The final sequence of the new “Downton Abbey” film is a grand ball at Princess Mary’s house. Much of the film’s drama has been resolved and the characters get a chance to dance in a beautiful ballroom. While Harewood House was used for Princess Mary’s country house the ballroom scene was filmed in the Marble Saloon at Wentworth Woodhouse, a Grade I listen home in Yorkshire. In fact, the royal visit the film revolves around was based on a real-life visit King George V and Queen Mary made to Wentworth. The house and grounds are open to the public, and it’s free to visit. Because it’s a popular wedding and filming destination, sometimes Wentworth is closed, so make sure to check the website for any closures.

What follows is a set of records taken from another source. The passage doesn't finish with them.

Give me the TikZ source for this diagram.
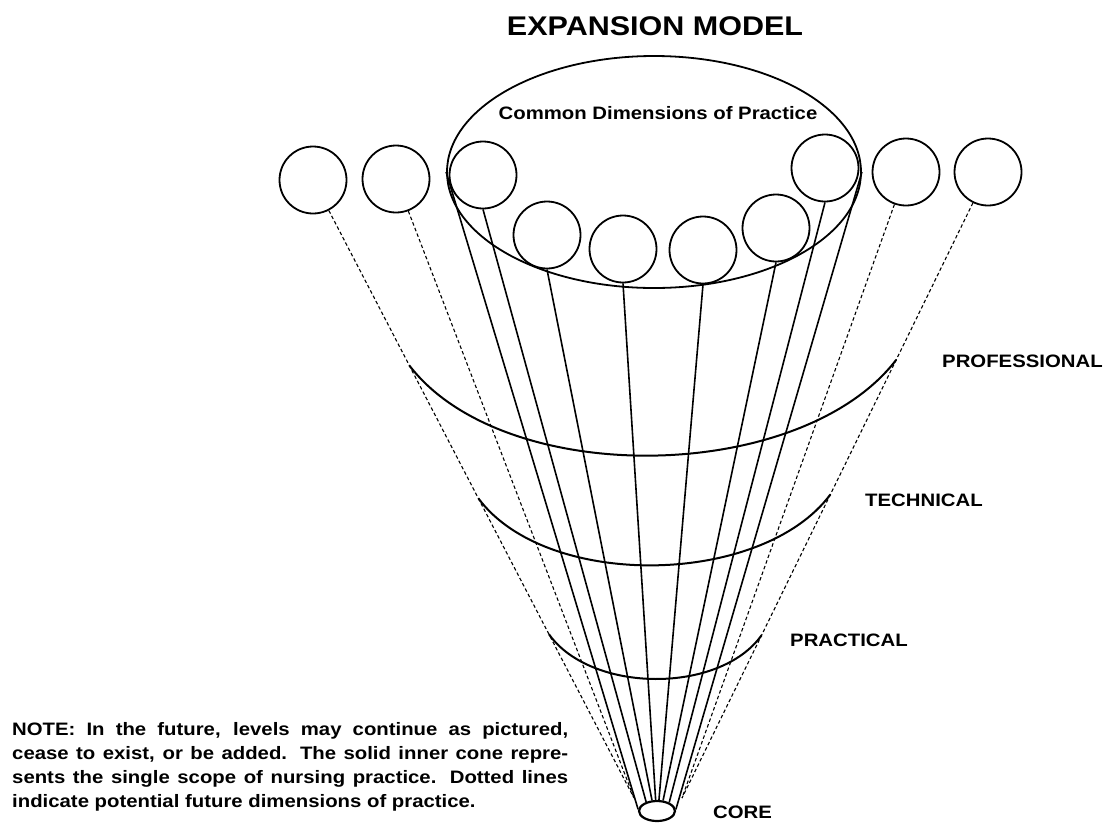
\documentclass[tikz,border=0pt]{standalone}
\usepackage{fontspec}
\usepackage{tikz}
\usetikzlibrary{shapes.geometric}
\usetikzlibrary{calc}
\newfontfamily\modelfont{Liberation Sans}[FakeStretch=1.13] % wide bold sans of the scan
\def\dimsize{67pt}
\def\levelsize{18}
\tikzset{
	dim/.style={circle, draw, line width=1.8pt, minimum size=\dimsize, inner sep=0pt},
	fan/.style={line width=1.6pt},
	future/.style={line width=1.1pt, dash pattern=on 3.5pt off 2.5pt},
	level/.style={line width=2pt},
	lbl/.style={font=\modelfont\bfseries\fontsize{\levelsize}{22}\selectfont, inner sep=0pt, anchor=west}
}

\begin{document}
\begin{tikzpicture}[x=1pt, y=-1pt]
	\useasboundingbox (0,0) rectangle (1113,823);
	\node[font=\modelfont\bfseries\fontsize{27}{30}\selectfont] (title) at (655,26) {EXPANSION MODEL};
	\node[draw, ellipse, line width=1.8pt, minimum width=414pt, minimum height=232pt, inner sep=0pt] (common) at (654,172) {};
	\node[font=\modelfont\bfseries\fontsize{18}{22}\selectfont] (commonlbl) at (658,113) {Common Dimensions of Practice};
	\node[dim] (d1) at (313,180) {};
	\node[dim] (d2) at (396,179) {};
	\node[dim] (d3) at (483,175) {};
	\node[dim] (d4) at (547,235) {};
	\node[dim] (d5) at (623,249) {};
	\node[dim] (d6) at (703,250) {};
	\node[dim] (d7) at (776,228) {};
	\node[dim] (d8) at (825,168) {};
	\node[dim] (d9) at (906,172) {};
	\node[dim] (d10) at (988,172) {};
	\node[draw, ellipse, line width=2.2pt, minimum width=36pt, minimum height=20pt, inner sep=0pt] (core) at (657,811) {};
	\coordinate (fl) at (634,798);
	\coordinate (fr) at (682,798);
	\draw[fan] (common.west) -- (core.175);
	\draw[fan] (d3.south) -- (core.140);
	\draw[fan] (d4.south) -- (core.115);
	\draw[fan] (d5.south) -- (core.97);
	\draw[fan] (d6.south) -- (core.80);
	\draw[fan] (d7.south) -- (core.60);
	\draw[fan] (d8.south) -- (core.35);
	\draw[fan] (common.east) -- (core.5);
	\draw[future] (d1) -- (fl);
	\draw[future] (d2) -- (fl);
	\draw[future] (d9) -- (fr);
	\draw[future] (d10) -- (fr);
	\coordinate (profl) at ($(d1)!0.3!(fl)$);
	\coordinate (profr) at ($(d10)!0.3!(fr)$);
	\coordinate (techl) at ($(d1)!0.515!(fl)$);
	\coordinate (techr) at ($(d10)!0.515!(fr)$);
	\coordinate (pracl) at ($(d1)!0.735!(fl)$);
	\coordinate (pracr) at ($(d10)!0.74!(fr)$);
	\draw[level] (profl) .. controls +(95,124) and +(-95,124) .. (profr);
	\draw[level] (techl) .. controls +(68,92) and +(-68,92) .. (techr);
	\draw[level] (pracl) .. controls +(42,59) and +(-42,59) .. (pracr);
	\node[lbl] (prof) at (942,361) {PROFESSIONAL};
	\node[lbl] (tech) at (865,500) {TECHNICAL};
	\node[lbl] (prac) at (790,640) {PRACTICAL};
	\node[lbl] (corelbl) at (713,812) {CORE};
	\node[anchor=north west, inner sep=0pt, text width=556pt, align=justify,
		font=\modelfont\bfseries\fontsize{18}{24}\selectfont] (note) at (12,722)
		{NOTE: In the future, levels may continue as pictured,\linebreak
		cease to exist, or be added. The solid inner cone repre-\linebreak
		sents the single scope of nursing practice. Dotted lines\linebreak
		indicate potential future dimensions of practice.};
\end{tikzpicture}
\end{document}
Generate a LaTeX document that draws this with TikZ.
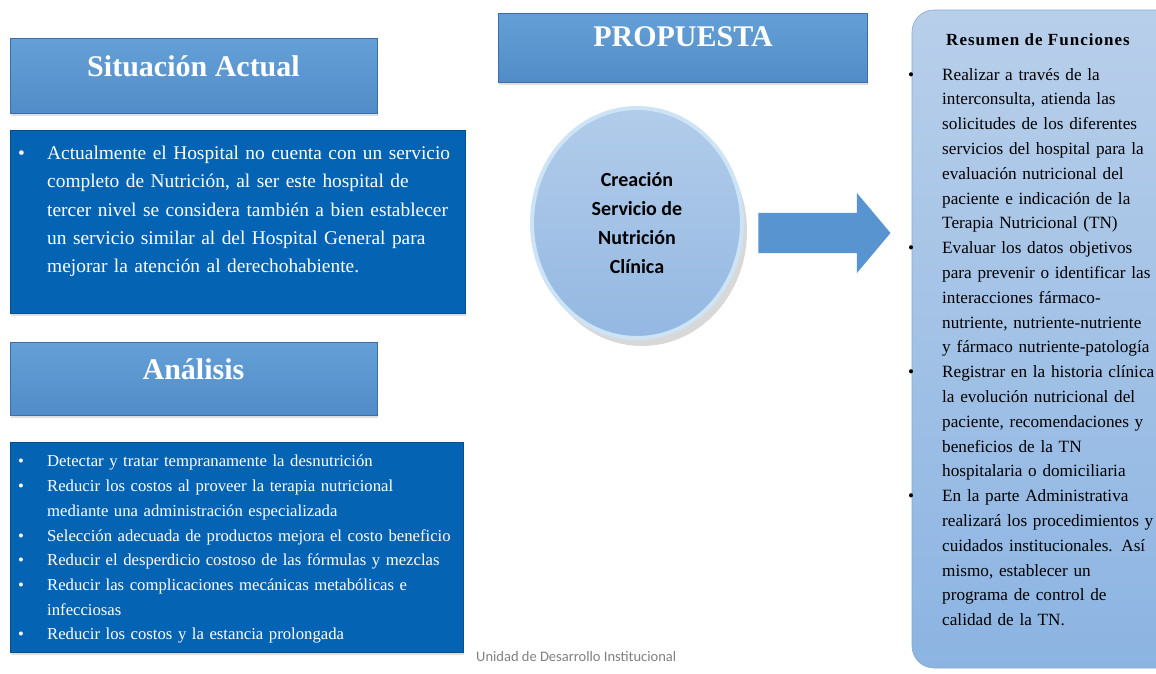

Beamish, the Living Museum of the North
One of the plot lines in the 2019 film tests Tom’s loyalty to the Crowley family. Tom’s first interaction with his antagonist happens in a town that first appeared on the show back in 2015 and appears several times throughout the film. Beamish, an open-air museum about 25 minutes south of Newcastle, recreates English towns from different time periods. Filming mostly occurred in the 1900s town and staff and period vehicles from the museum made an appearance. Because there’s so much to see at Beamish, an admission ticket grants you entry for a full year.